Désormais, ce que l’on retient de ses visites d’Oak Park est sa manière de donner de la substance aux habitants et de ne pas oublier l’humanité des plus déclassés. Sur Sleep Walkin il s’adressait aux prostituées avec des mots en général réservés aux infirmières ou aux mamans, aujourd’hui ce sont les SDF de Skid Row, traités comme des héros de guerre, qu’il célèbre jusque sur la pochette de Beyond Bulletproof. Mozzy s’est reconverti en champion du peuple, dévoué et bienveillant, dont une partie du fatalisme s’est mué en optimisme. Et ce n’est plus seulement dans la sienne mais aussi dans leur propre vie qu’il invite les autres à trouver fierté et courage. Le gangster tel que décrit par Mozzy est donc une figure altruiste, impliqué dans sa famille et sa communauté. C’est aussi une vision de l’art et du succès tournée vers le réel, possiblement inspirée par sa rencontre avec Nipsey Hussle à qui il rend d’ailleurs un hommage sur The Homies Wanna Know. Encore une perte allégée par le souvenir des liens d’amitié et de respect qui avaient été tissés.
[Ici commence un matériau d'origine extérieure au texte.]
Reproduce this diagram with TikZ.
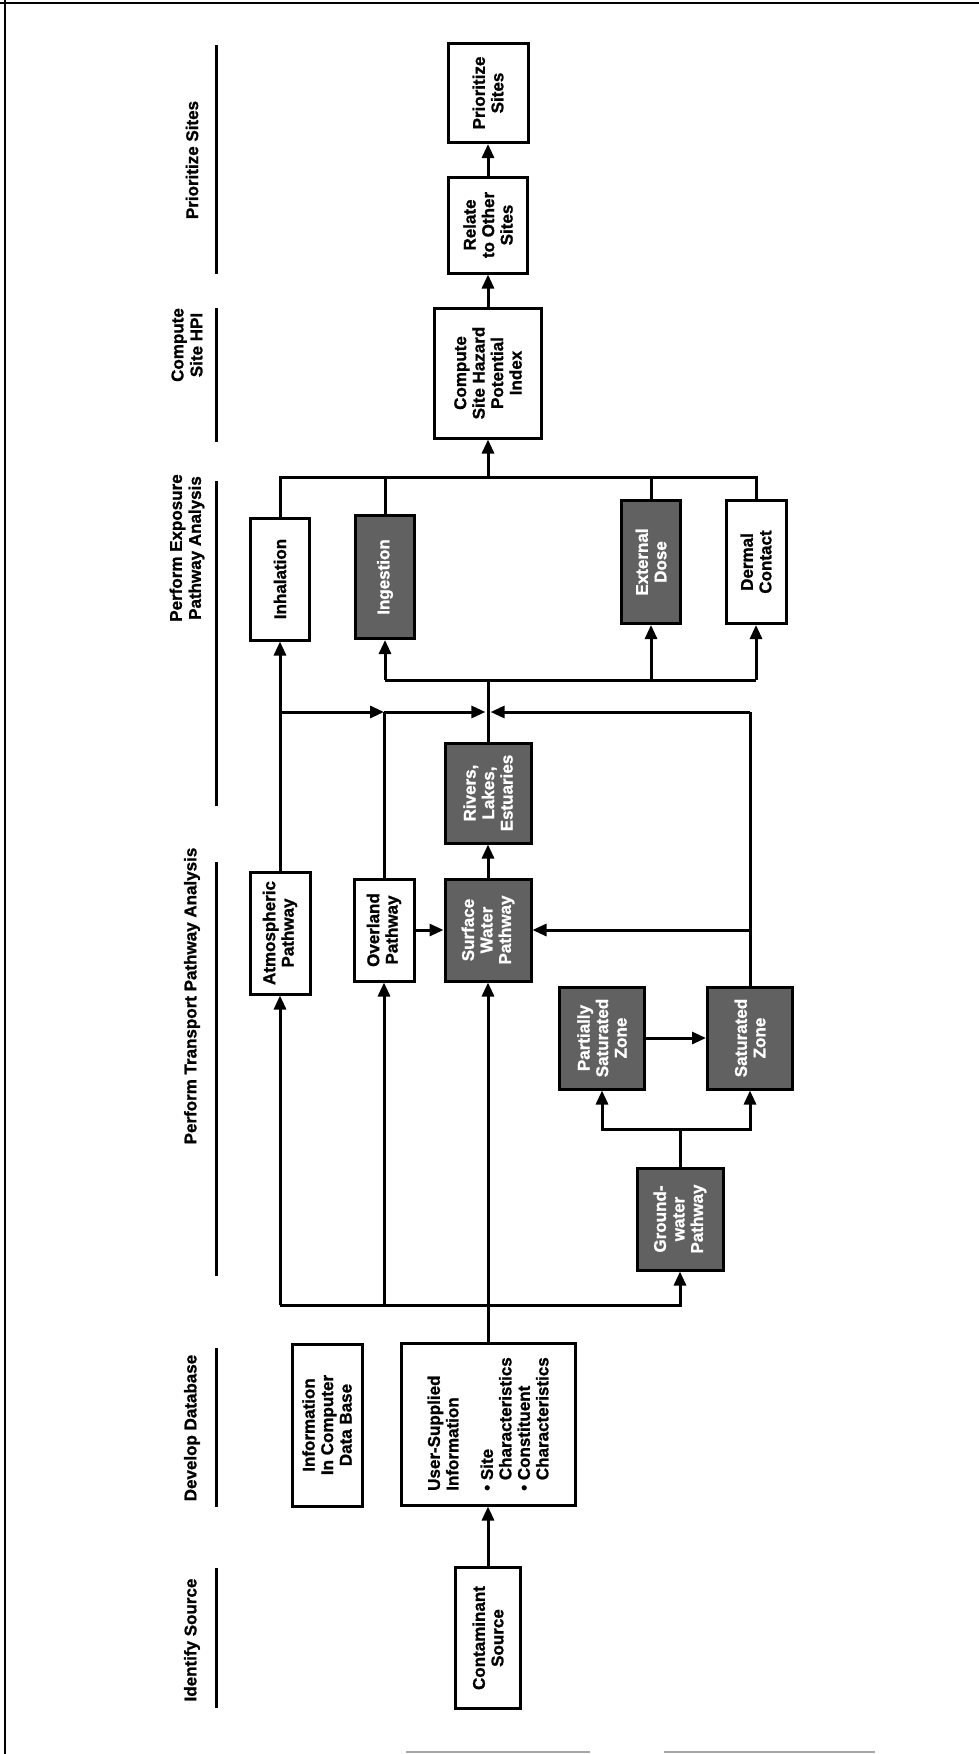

Pour être un homme du peuple il vaut mieux savoir être simple et accessible, la musique de Mozzy s’est donc en partie adoucie, notamment grâce aux guitares sèches, à la légèreté des pianos et aux reprises de mélodies bien connues du R&B, comme Let Me Love You ou Can’t Let You Go. Pourtant la violence sous toutes ses formes est loin d’avoir disparue, elle fait partie du quotidien de ceux à qui il s’adresse en premier, reste un thème central de son rap et en inspire les sonorités. Mais même sur les basses de la mob music la plus impétueuse, Mozzy trouve toujours un mot réconfortant pour ces gens à part, ceux que l’on croise aussi sur les disques de Ka.